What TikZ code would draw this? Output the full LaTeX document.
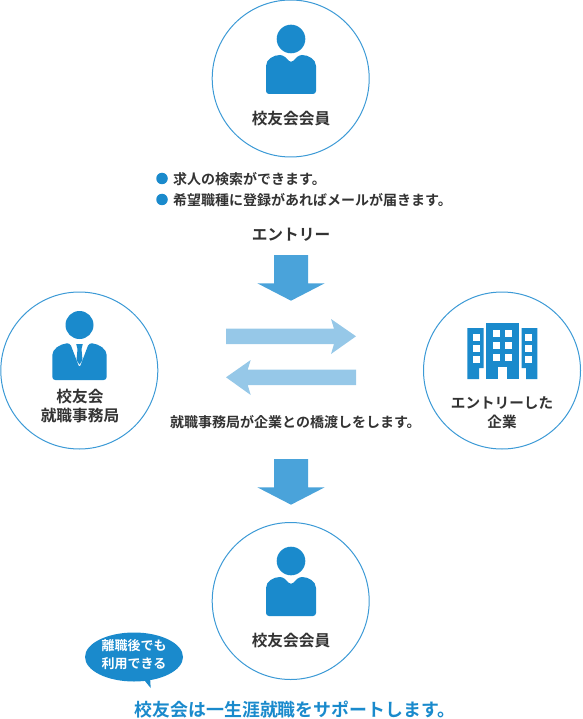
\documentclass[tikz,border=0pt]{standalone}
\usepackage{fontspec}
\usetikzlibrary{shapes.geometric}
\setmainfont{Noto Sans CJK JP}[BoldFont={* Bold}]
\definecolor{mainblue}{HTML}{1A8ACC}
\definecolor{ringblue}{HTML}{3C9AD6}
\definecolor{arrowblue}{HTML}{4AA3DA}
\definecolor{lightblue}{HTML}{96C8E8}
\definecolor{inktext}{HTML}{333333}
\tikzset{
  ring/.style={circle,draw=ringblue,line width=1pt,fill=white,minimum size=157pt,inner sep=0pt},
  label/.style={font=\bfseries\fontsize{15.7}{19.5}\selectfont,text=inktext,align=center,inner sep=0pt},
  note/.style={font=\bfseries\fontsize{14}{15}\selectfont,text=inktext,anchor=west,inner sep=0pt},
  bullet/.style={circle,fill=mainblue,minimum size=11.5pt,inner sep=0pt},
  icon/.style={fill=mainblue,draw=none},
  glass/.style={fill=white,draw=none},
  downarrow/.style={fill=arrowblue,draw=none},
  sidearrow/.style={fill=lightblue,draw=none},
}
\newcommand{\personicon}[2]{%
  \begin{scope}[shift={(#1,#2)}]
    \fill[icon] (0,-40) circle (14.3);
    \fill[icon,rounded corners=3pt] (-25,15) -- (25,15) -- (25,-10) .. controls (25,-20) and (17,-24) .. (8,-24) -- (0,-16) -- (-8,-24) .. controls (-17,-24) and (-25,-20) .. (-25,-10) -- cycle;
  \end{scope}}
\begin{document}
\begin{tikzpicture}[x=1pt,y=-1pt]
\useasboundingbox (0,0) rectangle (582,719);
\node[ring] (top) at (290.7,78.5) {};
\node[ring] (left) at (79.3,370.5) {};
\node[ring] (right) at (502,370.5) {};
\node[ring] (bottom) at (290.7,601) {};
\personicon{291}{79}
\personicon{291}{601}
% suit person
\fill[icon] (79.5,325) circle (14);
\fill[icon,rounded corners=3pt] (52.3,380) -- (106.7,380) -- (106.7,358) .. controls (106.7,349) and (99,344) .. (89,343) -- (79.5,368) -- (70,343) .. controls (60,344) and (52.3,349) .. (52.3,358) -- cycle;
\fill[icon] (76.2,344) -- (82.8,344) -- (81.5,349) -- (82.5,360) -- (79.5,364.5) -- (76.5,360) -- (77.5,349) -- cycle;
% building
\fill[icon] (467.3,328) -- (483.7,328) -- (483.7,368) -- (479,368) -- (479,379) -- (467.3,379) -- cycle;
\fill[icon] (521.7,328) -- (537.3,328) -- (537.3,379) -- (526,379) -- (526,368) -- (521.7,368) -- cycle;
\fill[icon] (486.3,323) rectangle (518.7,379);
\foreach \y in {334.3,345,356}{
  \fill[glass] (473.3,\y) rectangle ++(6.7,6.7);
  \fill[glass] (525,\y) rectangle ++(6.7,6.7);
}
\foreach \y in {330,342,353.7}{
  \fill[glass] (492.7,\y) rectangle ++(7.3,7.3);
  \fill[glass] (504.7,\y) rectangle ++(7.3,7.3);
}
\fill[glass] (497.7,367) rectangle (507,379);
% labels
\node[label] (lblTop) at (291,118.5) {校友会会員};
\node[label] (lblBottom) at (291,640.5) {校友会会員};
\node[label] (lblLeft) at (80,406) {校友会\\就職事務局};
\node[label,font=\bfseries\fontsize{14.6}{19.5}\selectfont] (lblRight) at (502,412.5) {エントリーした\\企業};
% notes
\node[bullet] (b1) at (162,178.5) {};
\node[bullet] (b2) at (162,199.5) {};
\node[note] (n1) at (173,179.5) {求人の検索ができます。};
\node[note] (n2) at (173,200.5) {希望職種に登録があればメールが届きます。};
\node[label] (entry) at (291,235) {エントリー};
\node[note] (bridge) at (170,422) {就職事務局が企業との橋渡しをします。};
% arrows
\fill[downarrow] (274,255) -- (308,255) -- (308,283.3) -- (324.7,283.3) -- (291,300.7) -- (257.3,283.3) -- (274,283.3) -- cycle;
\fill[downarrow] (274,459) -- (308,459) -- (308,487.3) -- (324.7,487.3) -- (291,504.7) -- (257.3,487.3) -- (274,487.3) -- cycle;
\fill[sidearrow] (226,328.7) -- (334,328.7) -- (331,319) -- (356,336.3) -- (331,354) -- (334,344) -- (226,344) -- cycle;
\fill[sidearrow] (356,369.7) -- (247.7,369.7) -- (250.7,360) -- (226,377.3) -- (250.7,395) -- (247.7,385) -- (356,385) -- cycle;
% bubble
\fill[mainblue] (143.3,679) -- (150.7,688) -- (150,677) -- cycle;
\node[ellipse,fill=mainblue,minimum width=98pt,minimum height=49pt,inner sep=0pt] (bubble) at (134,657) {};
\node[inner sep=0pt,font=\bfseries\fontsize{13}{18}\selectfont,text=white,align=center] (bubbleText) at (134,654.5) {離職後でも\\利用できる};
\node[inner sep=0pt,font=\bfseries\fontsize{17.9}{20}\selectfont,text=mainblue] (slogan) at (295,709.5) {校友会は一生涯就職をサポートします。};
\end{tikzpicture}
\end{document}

**Problem details:** What is the number of lines in this listing that contain the word "draw"? Answer with that number and nothing else.

**Reply:** 6